── Given data ──
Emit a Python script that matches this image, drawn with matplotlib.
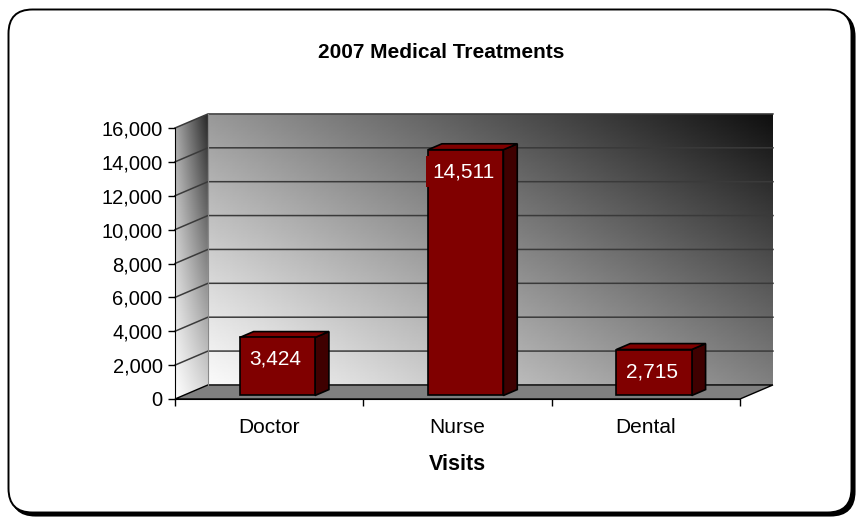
import numpy as np
import matplotlib
matplotlib.use("Agg")
import matplotlib.pyplot as plt
from matplotlib.patches import FancyBboxPatch, Polygon, Rectangle

plt.rcParams["font.family"] = ["Liberation Sans", "DejaVu Sans"]

# data
categories = ["Doctor", "Nurse", "Dental"]
visits = [3424, 14511, 2715]
y_ticks = [0, 2000, 4000, 6000, 8000, 10000, 12000, 14000, 16000]

TITLE = "2007 Medical Treatments"
XLABEL = "Visits"

# 3d look: full wall depth expressed in data units (x: categories, y: value)
DX, DY = 0.175, 830
BAR_W = 0.4
F0, F1 = 0.25, 0.67          # bar front / back depth fraction
BAR_FRONT = "#800000"
BAR_SIDE = "#3f0000"
GRID = "#3a3a3a"

W, H = 858, 519
fig = plt.figure(figsize=(W / 100, H / 100), dpi=100)

# rounded frame with drop shadow
bg = fig.add_axes([0, 0, 1, 1])
bg.set_xlim(0, W); bg.set_ylim(H, 0); bg.axis("off")
bg.add_patch(FancyBboxPatch((11.5, 12.5), 843, 503, boxstyle="round,pad=0,rounding_size=24",
                            facecolor="black", edgecolor="black", lw=1.5))
bg.add_patch(FancyBboxPatch((8.5, 9.5), 843, 503, boxstyle="round,pad=0,rounding_size=24",
                            facecolor="white", edgecolor="black", lw=1.4))

# chart axes = front plane of the 3d box
x0, x1, yb, yt = 175, 740, 399, 128
ax = fig.add_axes([x0 / W, (H - yb) / H, (x1 - x0) / W, (yb - yt) / H])
ax.patch.set_visible(False)
xmin, xmax = -0.5, len(categories) - 0.5
ymin, ymax = y_ticks[0], y_ticks[-1]

# back wall, diagonal gradient light (bottom-left) -> dark (top-right)
u, v = np.meshgrid(np.linspace(0, 1, 300), np.linspace(0, 1, 200))
wall = np.clip(0.98 - 0.92 * (0.55 * u + 0.45 * v) ** 1.1, 0, 1)
im = ax.imshow(wall, extent=(xmin + DX, xmax + DX, ymin + DY, ymax + DY), origin="lower",
               cmap="gray", vmin=0, vmax=1, aspect="auto", interpolation="bilinear", zorder=0)
im.set_clip_on(False)

# side wall
side = np.clip(1.0 - 0.15 * u - 0.35 * v - 0.35 * u * v, 0, 1)
side_poly = Polygon([(xmin, ymin), (xmin + DX, ymin + DY), (xmin + DX, ymax + DY), (xmin, ymax)],
                    closed=True, transform=ax.transData)
im2 = ax.imshow(side, extent=(xmin, xmin + DX, ymin, ymax + DY), origin="lower",
                cmap="gray", vmin=0, vmax=1, aspect="auto", interpolation="bilinear", zorder=0)
im2.set_clip_path(side_poly)
im2.set_clip_box(fig.bbox)

# floor
ax.add_patch(Polygon([(xmin, ymin), (xmax, ymin), (xmax + DX, ymin + DY), (xmin + DX, ymin + DY)],
                     closed=True, facecolor="#808080", edgecolor="black", lw=1, zorder=1,
                     clip_on=False))

# gridlines on back and side walls
for t in y_ticks[1:]:
    ax.plot([xmin, xmin + DX, xmax + DX], [t, t + DY, t + DY], color=GRID, lw=1.1,
            zorder=1, clip_on=False)
ax.plot([xmin + DX, xmin + DX], [ymin + DY, ymax + DY], color="#888888", lw=0.8,
        zorder=1, clip_on=False)

# bars
for i, val in enumerate(visits):
    l, r = i - BAR_W / 2, i + BAR_W / 2
    ax.add_patch(Polygon([(r + F0 * DX, F0 * DY), (r + F1 * DX, F1 * DY),
                          (r + F1 * DX, val + F1 * DY), (r + F0 * DX, val + F0 * DY)],
                         closed=True, facecolor=BAR_SIDE, edgecolor="black", lw=1.2,
                         zorder=3, clip_on=False))
    ax.add_patch(Polygon([(l + F0 * DX, val + F0 * DY), (r + F0 * DX, val + F0 * DY),
                          (r + F1 * DX, val + F1 * DY), (l + F1 * DX, val + F1 * DY)],
                         closed=True, facecolor=BAR_FRONT, edgecolor="black", lw=1.2,
                         zorder=3, clip_on=False))
    ax.add_patch(Rectangle((l + F0 * DX, F0 * DY), BAR_W, val, facecolor=BAR_FRONT,
                           edgecolor="black", lw=1.2, zorder=4, clip_on=False))
    ax.annotate(f"{val:,}", xy=(i + F0 * DX, val + F0 * DY), xytext=(-2, -22),
                textcoords="offset pixels", ha="center", va="center", color="white",
                fontsize=15, zorder=5,
                bbox=dict(boxstyle="square,pad=0.3", facecolor=BAR_FRONT, edgecolor="none"))

ax.set_xlim(xmin, xmax)
ax.set_ylim(ymin, ymax)

# axes, ticks, labels
for s in ("top", "right"):
    ax.spines[s].set_visible(False)
ax.spines["left"].set_zorder(2)
ax.spines["bottom"].set_zorder(2)
ax.set_yticks(y_ticks)
ax.set_yticklabels([f"{t:,}" for t in y_ticks])
ax.tick_params(axis="y", length=5, width=1, pad=4, labelsize=14.5)
ax.set_xticks(range(len(categories)))
ax.set_xticklabels(categories)
ax.set_xticks(np.arange(xmin, xmax + 0.5, 1), minor=True)
ax.tick_params(axis="x", which="major", length=0, pad=14, labelsize=15)
ax.tick_params(axis="x", which="minor", length=5, width=1)
ax.set_xlabel(XLABEL, fontsize=15.5, fontweight="bold", labelpad=12)

fig.text(441 / W, 1 - 58 / H, TITLE, ha="center", va="baseline", fontsize=15,
         fontweight="bold")

fig.savefig("out.png", dpi=100)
───
Reproduce the data verbatim. Do not carry any picture into the copy.

Result of this task:
Emit a Python script that matches this image, drawn with matplotlib.
import numpy as np
import matplotlib
matplotlib.use("Agg")
import matplotlib.pyplot as plt
from matplotlib.patches import FancyBboxPatch, Polygon, Rectangle

plt.rcParams["font.family"] = ["Liberation Sans", "DejaVu Sans"]

# data
categories = ["Doctor", "Nurse", "Dental"]
visits = [3424, 14511, 2715]
y_ticks = [0, 2000, 4000, 6000, 8000, 10000, 12000, 14000, 16000]

TITLE = "2007 Medical Treatments"
XLABEL = "Visits"

# 3d look: full wall depth expressed in data units (x: categories, y: value)
DX, DY = 0.175, 830
BAR_W = 0.4
F0, F1 = 0.25, 0.67          # bar front / back depth fraction
BAR_FRONT = "#800000"
BAR_SIDE = "#3f0000"
GRID = "#3a3a3a"

W, H = 858, 519
fig = plt.figure(figsize=(W / 100, H / 100), dpi=100)

# rounded frame with drop shadow
bg = fig.add_axes([0, 0, 1, 1])
bg.set_xlim(0, W); bg.set_ylim(H, 0); bg.axis("off")
bg.add_patch(FancyBboxPatch((11.5, 12.5), 843, 503, boxstyle="round,pad=0,rounding_size=24",
                            facecolor="black", edgecolor="black", lw=1.5))
bg.add_patch(FancyBboxPatch((8.5, 9.5), 843, 503, boxstyle="round,pad=0,rounding_size=24",
                            facecolor="white", edgecolor="black", lw=1.4))

# chart axes = front plane of the 3d box
x0, x1, yb, yt = 175, 740, 399, 128
ax = fig.add_axes([x0 / W, (H - yb) / H, (x1 - x0) / W, (yb - yt) / H])
ax.patch.set_visible(False)
xmin, xmax = -0.5, len(categories) - 0.5
ymin, ymax = y_ticks[0], y_ticks[-1]

# back wall, diagonal gradient light (bottom-left) -> dark (top-right)
u, v = np.meshgrid(np.linspace(0, 1, 300), np.linspace(0, 1, 200))
wall = np.clip(0.98 - 0.92 * (0.55 * u + 0.45 * v) ** 1.1, 0, 1)
im = ax.imshow(wall, extent=(xmin + DX, xmax + DX, ymin + DY, ymax + DY), origin="lower",
               cmap="gray", vmin=0, vmax=1, aspect="auto", interpolation="bilinear", zorder=0)
im.set_clip_on(False)

# side wall
side = np.clip(1.0 - 0.15 * u - 0.35 * v - 0.35 * u * v, 0, 1)
side_poly = Polygon([(xmin, ymin), (xmin + DX, ymin + DY), (xmin + DX, ymax + DY), (xmin, ymax)],
                    closed=True, transform=ax.transData)
im2 = ax.imshow(side, extent=(xmin, xmin + DX, ymin, ymax + DY), origin="lower",
                cmap="gray", vmin=0, vmax=1, aspect="auto", interpolation="bilinear", zorder=0)
im2.set_clip_path(side_poly)
im2.set_clip_box(fig.bbox)

# floor
ax.add_patch(Polygon([(xmin, ymin), (xmax, ymin), (xmax + DX, ymin + DY), (xmin + DX, ymin + DY)],
                     closed=True, facecolor="#808080", edgecolor="black", lw=1, zorder=1,
                     clip_on=False))

# gridlines on back and side walls
for t in y_ticks[1:]:
    ax.plot([xmin, xmin + DX, xmax + DX], [t, t + DY, t + DY], color=GRID, lw=1.1,
            zorder=1, clip_on=False)
ax.plot([xmin + DX, xmin + DX], [ymin + DY, ymax + DY], color="#888888", lw=0.8,
        zorder=1, clip_on=False)

# bars
for i, val in enumerate(visits):
    l, r = i - BAR_W / 2, i + BAR_W / 2
    ax.add_patch(Polygon([(r + F0 * DX, F0 * DY), (r + F1 * DX, F1 * DY),
                          (r + F1 * DX, val + F1 * DY), (r + F0 * DX, val + F0 * DY)],
                         closed=True, facecolor=BAR_SIDE, edgecolor="black", lw=1.2,
                         zorder=3, clip_on=False))
    ax.add_patch(Polygon([(l + F0 * DX, val + F0 * DY), (r + F0 * DX, val + F0 * DY),
                          (r + F1 * DX, val + F1 * DY), (l + F1 * DX, val + F1 * DY)],
                         closed=True, facecolor=BAR_FRONT, edgecolor="black", lw=1.2,
                         zorder=3, clip_on=False))
    ax.add_patch(Rectangle((l + F0 * DX, F0 * DY), BAR_W, val, facecolor=BAR_FRONT,
                           edgecolor="black", lw=1.2, zorder=4, clip_on=False))
    ax.annotate(f"{val:,}", xy=(i + F0 * DX, val + F0 * DY), xytext=(-2, -22),
                textcoords="offset pixels", ha="center", va="center", color="white",
                fontsize=15, zorder=5,
                bbox=dict(boxstyle="square,pad=0.3", facecolor=BAR_FRONT, edgecolor="none"))

ax.set_xlim(xmin, xmax)
ax.set_ylim(ymin, ymax)

# axes, ticks, labels
for s in ("top", "right"):
    ax.spines[s].set_visible(False)
ax.spines["left"].set_zorder(2)
ax.spines["bottom"].set_zorder(2)
ax.set_yticks(y_ticks)
ax.set_yticklabels([f"{t:,}" for t in y_ticks])
ax.tick_params(axis="y", length=5, width=1, pad=4, labelsize=14.5)
ax.set_xticks(range(len(categories)))
ax.set_xticklabels(categories)
ax.set_xticks(np.arange(xmin, xmax + 0.5, 1), minor=True)
ax.tick_params(axis="x", which="major", length=0, pad=14, labelsize=15)
ax.tick_params(axis="x", which="minor", length=5, width=1)
ax.set_xlabel(XLABEL, fontsize=15.5, fontweight="bold", labelpad=12)

fig.text(441 / W, 1 - 58 / H, TITLE, ha="center", va="baseline", fontsize=15,
         fontweight="bold")

fig.savefig("out.png", dpi=100)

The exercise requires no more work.